II. La confirmation matérielle du refus de séjour
Après avoir réglé la question procédurale, la cour examine les moyens de fond et valide la décision du préfet. Elle adopte une appréciation stricte des conditions d’intégration (A) et réitère la portée limitée de l’insertion par le travail comme motif d’admission exceptionnelle au séjour (B).
A. Une appréciation restrictive de l’intégration personnelle et familiale
La cour procède à un contrôle de proportionnalité de l’atteinte portée au droit au respect de la vie privée et familiale de l’intéressé, garanti par l’article 8 de la Convention européenne des droits de l’homme. Elle relève la durée de présence limitée à deux ans, le fait que le requérant soit célibataire et sans charge de famille en France, et que ses liens avec des parents présents sur le territoire ne sont pas établis comme étant particulièrement « fréquents et intenses ».

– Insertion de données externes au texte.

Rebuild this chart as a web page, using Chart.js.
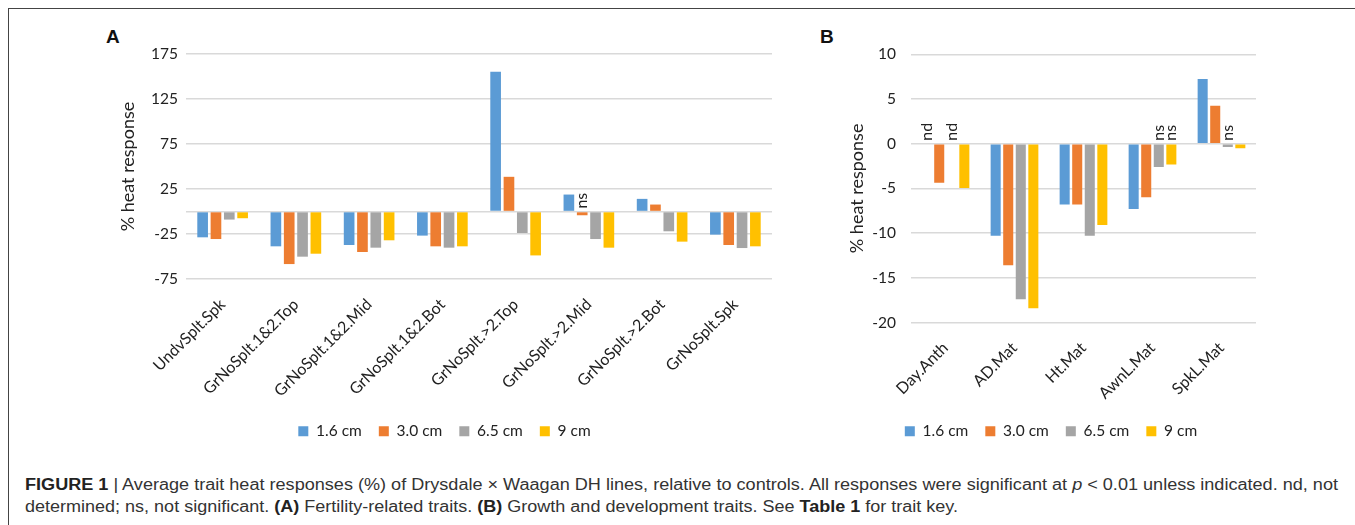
<!DOCTYPE html>
<html>
<head>
<meta charset="utf-8">
<script src="https://cdn.jsdelivr.net/npm/chart.js@4/dist/chart.umd.min.js"></script>
<style>
  html, body { margin: 0; padding: 0; background: #fff; }
  body { width: 1355px; height: 525px; position: relative; overflow: hidden; }
  #frameTop { position: absolute; left: 8px; top: 8px; width: 1347px; height: 0; border-top: 1px solid #444; }
  #frameLeft { position: absolute; left: 8px; top: 8px; width: 0; height: 517px; border-left: 1px solid #444; }
  .panel { position: absolute; font: bold 19px "Liberation Sans", Arial, sans-serif; color: #111; line-height: 1; }
  canvas { position: absolute; }
  .caption { position: absolute; left: 25px; font: 16px "Liberation Sans", Arial, sans-serif; color: #333;
             white-space: nowrap; line-height: 1; transform-origin: 0 0; }
  .caption b { color: #222; }
</style>
</head>
<body>
<div id="frameTop"></div>
<div id="frameLeft"></div>
<div class="panel" style="left:106px;top:27px;">A</div>
<div class="panel" style="left:820px;top:27px;">B</div>
<canvas id="chartA" width="700" height="439" style="left:100px;top:10px;"></canvas>
<canvas id="chartB" width="450" height="439" style="left:830px;top:10px;"></canvas>
<div class="caption" id="cap1" style="top:477px;"><b>FIGURE 1</b> | Average trait heat responses (%) of Drysdale × Waagan DH lines, relative to controls. All responses were significant at <i>p</i> &lt; 0.01 unless indicated. nd, not</div>
<div class="caption" id="cap2" style="top:499px;">determined; ns, not significant. <b>(A)</b> Fertility-related traits. <b>(B)</b> Growth and development traits. See <b>Table 1</b> for trait key.</div>

<script>
// Spike lengths (series) and their colours
const seriesLabels = ['1.6 cm', '3.0 cm', '6.5 cm', '9 cm'];
const seriesColors = ['#5B9BD5', '#ED7D31', '#A5A5A5', '#FFC000'];

// Panel A: fertility-related traits (% heat response)
const traitsA = ['UndvSplt.Spk', 'GrNoSplt.1&2.Top', 'GrNoSplt.1&2.Mid', 'GrNoSplt.1&2.Bot',
                 'GrNoSplt.>2.Top', 'GrNoSplt.>2.Mid', 'GrNoSplt.>2.Bot', 'GrNoSplt.Spk'];
const a16 = [-28.6, -38.6, -37.1, -26.7, 155.3, 18.9, 14.1, -25.6];
const a30 = [-30.5, -58.3, -44.9, -38.6, 38.6, -4.1, 7.8, -37.1];
const a65 = [-8.9, -50.1, -40.1, -40.1, -23.8, -30.5, -21.9, -40.5];
const a90 = [-7.4, -46.8, -31.9, -38.6, -48.7, -40.1, -33.4, -38.6];
const ticksA = [-75, -25, 0, 25, 75, 125, 175];
// [series index, trait index, note]
const notesA = [[1, 5, 'ns']];

// Panel B: growth and development traits (% heat response); null = not determined
const traitsB = ['Day.Anth', 'AD.Mat', 'Ht.Mat', 'AwnL.Mat', 'SpkL.Mat'];
const b16 = [null, -10.3, -6.8, -7.3, 7.24];
const b30 = [-4.36, -13.6, -6.8, -6.0, 4.24];
const b65 = [null, -17.4, -10.3, -2.6, -0.36];
const b90 = [-4.96, -18.4, -9.1, -2.34, -0.51];
const ticksB = [-20, -15, -10, -5, 0, 5, 10];
const notesB = [[0, 0, 'nd'], [2, 0, 'nd'], [2, 3, 'ns'], [3, 3, 'ns'], [2, 4, 'ns']];

const textColor = '#222';
const fontFamily = 'Lato, "Open Sans", sans-serif';

// Draws vertical "nd"/"ns" notes just above the zero line at a bar's slot
const notesPlugin = {
  id: 'barNotes',
  afterDatasetsDraw(chart, args, opts) {
    const ctx = chart.ctx;
    const y0 = chart.scales.y.getPixelForValue(0);
    ctx.save();
    ctx.fillStyle = textColor;
    ctx.font = '16px ' + fontFamily;
    ctx.textAlign = 'left';
    ctx.textBaseline = 'middle';
    for (const [si, ci, txt] of opts.notes) {
      const bar = chart.getDatasetMeta(si).data[ci];
      ctx.save();
      ctx.translate(bar.x, y0 - 3);
      ctx.rotate(-Math.PI / 2);
      ctx.fillText(txt, 0, 0);
      ctx.restore();
    }
    ctx.restore();
  }
};

function makeChart(id, cats, values, yTicks, notes, geo) {
  return new Chart(document.getElementById(id), {
    type: 'bar',
    data: {
      labels: cats,
      datasets: values.map((v, i) => ({
        label: seriesLabels[i],
        data: v,
        backgroundColor: seriesColors[i],
        borderWidth: 0,
        categoryPercentage: 0.728,
        barPercentage: 0.8
      }))
    },
    options: {
      responsive: false,
      animation: false,
      devicePixelRatio: 1,
      layout: { padding: { left: geo.padL, right: geo.padR, top: geo.padT, bottom: 0 } },
      plugins: {
        legend: {
          position: 'bottom',
          labels: {
            boxWidth: 10, boxHeight: 10, padding: 17,
            color: textColor, font: { family: fontFamily, size: 15.5 }
          }
        },
        tooltip: { enabled: false },
        barNotes: { notes: notes }
      },
      scales: {
        x: {
          grid: { display: false },
          border: { display: false },
          ticks: {
            autoSkip: false, minRotation: 45, maxRotation: 45,
            padding: geo.xPad, color: textColor,
            font: { family: fontFamily, size: 16 }
          },
          afterFit: s => { s.height = geo.xh; }
        },
        y: {
          min: yTicks[0], max: yTicks[yTicks.length - 1],
          afterBuildTicks: s => { s.ticks = yTicks.map(v => ({ value: v })); },
          grid: { color: '#d9d9d9', lineWidth: 1.5, drawTicks: false },
          border: { display: false },
          ticks: {
            padding: geo.yPad, color: textColor,
            font: { family: fontFamily, size: 15.5 },
            callback: v => (geo.zeroLabel || v !== 0) ? String(v) : ''
          },
          title: {
            display: true, text: '% heat response', color: textColor,
            font: { family: fontFamily, size: 18 }, padding: { top: 0, bottom: 0 }
          },
          afterFit: s => { s.width = geo.yw; }
        }
      }
    },
    plugins: [notesPlugin]
  });
}

makeChart('chartA', traitsA, [a16, a30, a65, a90], ticksA, notesA,
  { padL: 17, padR: 28, padT: 44, yw: 69, xh: 127.4, xPad: 8, yPad: 8, zeroLabel: false });
makeChart('chartB', traitsB, [b16, b30, b65, b90], ticksB, notesB,
  { padL: 16, padR: 24, padT: 44.3, yw: 65, xh: 84, xPad: 8, yPad: 15, zeroLabel: true });

// Fit caption lines to the text block width
function fitCaption() {
  const widths = { cap1: 1313, cap2: 933 };
  for (const id in widths) {
    const el = document.getElementById(id);
    el.style.transform = 'none';
    const w = el.getBoundingClientRect().width;
    el.style.transform = 'scaleX(' + (widths[id] / w) + ')';
  }
}
fitCaption();
if (document.fonts && document.fonts.ready) document.fonts.ready.then(fitCaption);
</script>
</body>
</html>
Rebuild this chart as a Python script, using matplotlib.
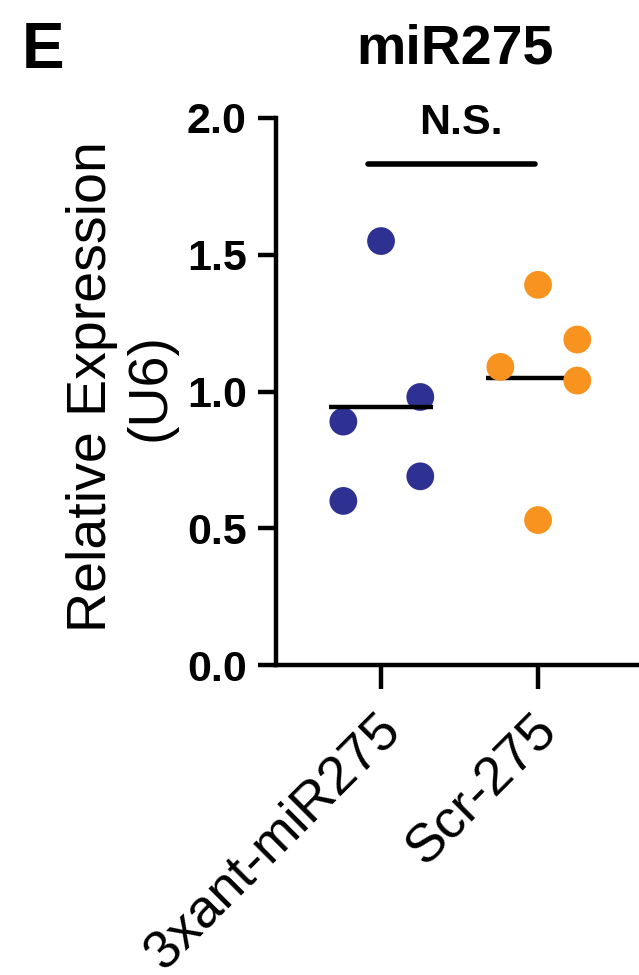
import matplotlib
matplotlib.use("Agg")
import matplotlib.pyplot as plt
import matplotlib.transforms as mtransforms
import numpy as np

plt.rcParams['font.family'] = ['Liberation Sans', 'DejaVu Sans']

# data
groups = ["3xant-miR275", "Scr-275"]
antimir_values = [0.60, 0.89, 1.55, 0.98, 0.69]
scramble_values = [1.09, 1.39, 0.53, 1.19, 1.04]
yticks = [0.0, 0.5, 1.0, 1.5, 2.0]
panel_label = "E"
title = "miR275"
sig_label = "N.S."

# horizontal scatter of points within each column
antimir_offsets = [-0.24, -0.24, 0.0, 0.25, 0.25]
scramble_offsets = [-0.24, 0.0, 0.0, 0.25, 0.25]

blue = "#2E3192"
orange = "#F7931E"

fig = plt.figure(figsize=(6.39, 9.75), dpi=100)
ax = fig.add_axes([0.4319, 0.3179, 0.5681, 0.5611])

ax.scatter(np.array(antimir_offsets) + 0, antimir_values, s=400, color=blue,
           edgecolors='none', zorder=3)
ax.scatter(np.array(scramble_offsets) + 1, scramble_values, s=400, color=orange,
           edgecolors='none', zorder=3)

# group means
hw = 0.33
ax.plot([0 - hw, 0 + hw], [np.mean(antimir_values)] * 2, color='black', lw=3.2,
        solid_capstyle='butt', zorder=4)
ax.plot([1 - hw, 1 + hw], [np.mean(scramble_values)] * 2, color='black', lw=3.2,
        solid_capstyle='butt', zorder=2)

# significance bar
ax.plot([-0.08, 0.98], [1.832, 1.832], color='black', lw=4, solid_capstyle='round',
        zorder=4, clip_on=False)
ax.text(0.51, 1.98, sig_label, ha='center', va='center', fontsize=31,
        fontweight='bold', clip_on=False)

ax.set_xlim(-0.669, 1.643)
ax.set_ylim(0, 2.0)

for side in ['top', 'right']:
    ax.spines[side].set_visible(False)
for side in ['left', 'bottom']:
    ax.spines[side].set_linewidth(3.2)

ax.set_yticks(yticks)
ax.set_yticklabels([f"{v:.1f}" for v in yticks], fontsize=31, fontweight='bold')
ax.tick_params(axis='y', length=13, width=3.2, pad=8)
ax.tick_params(axis='x', length=17, width=3.2, pad=3)

ax.set_xticks([0, 1])
ax.set_xticklabels(groups, fontsize=39, rotation=45, ha='right', va='top',
                   rotation_mode='anchor')
offset = mtransforms.ScaledTranslation(-0.06, -0.12, fig.dpi_scale_trans)
for lab in ax.get_xticklabels():
    lab.set_transform(lab.get_transform() + offset)

fig.text(121 / 639, 1 - 387 / 975, "Relative Expression\n(U6)", rotation=90,
         ha='center', va='center', ma='center', fontsize=40, linespacing=1.15)
fig.text(455 / 639, 1 - 50 / 975, title, ha='center', va='center', fontsize=40,
         fontweight='bold')
fig.text(22 / 639, 1 - 68 / 975, panel_label, ha='left', va='baseline', fontsize=46,
         fontweight='bold')

fig.savefig("out.png", dpi=100)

Face à ces éléments, le juge considère que la présence d’enfants dans le pays d’origine, où le requérant a vécu jusqu’à un âge avancé, fait obstacle à ce que le refus de séjour soit considéré comme une ingérence disproportionnée. Cette analyse factuelle, qui relève d’une appréciation souveraine des juges du fond, s’inscrit dans une approche classique où seuls des liens d’une particulière densité et une intégration ancienne et significative sont susceptibles de faire obstacle à une mesure d’éloignement. La décision illustre la difficulté pour un étranger en situation récente de faire valoir une intégration suffisante.
B. La portée limitée de l’insertion professionnelle comme motif exceptionnel
Le requérant invoquait également l’article L. 435-1 du code de l’entrée et du séjour des étrangers et du droit d’asile, qui permet une admission exceptionnelle au séjour pour des motifs humanitaires ou exceptionnels, notamment liés au travail. La cour rappelle sa doctrine en la matière : une promesse d’embauche, même dans un secteur en tension, ne constitue pas en soi un motif exceptionnel.
Le juge vérifie si, au-delà de la seule promesse d’emploi, d’autres éléments tels que « la qualification, l’expérience et les diplômes de l’étranger ainsi que les caractéristiques de l’emploi » ou l’ancienneté de son séjour pourraient justifier une régularisation. En l’espèce, la cour estime que les emplois proposés ne requièrent pas de compétences spécifiques et que la présence en France est trop récente. Ce faisant, elle confirme le large pouvoir d’appréciation laissé à l’administration en la matière et interprète la notion de « motifs exceptionnels » de manière restrictive. Cette solution, si elle est juridiquement fondée, témoigne d’une application rigoureuse des critères légaux qui ne laisse qu’une place étroite à la régularisation par le travail pour les séjours de courte durée.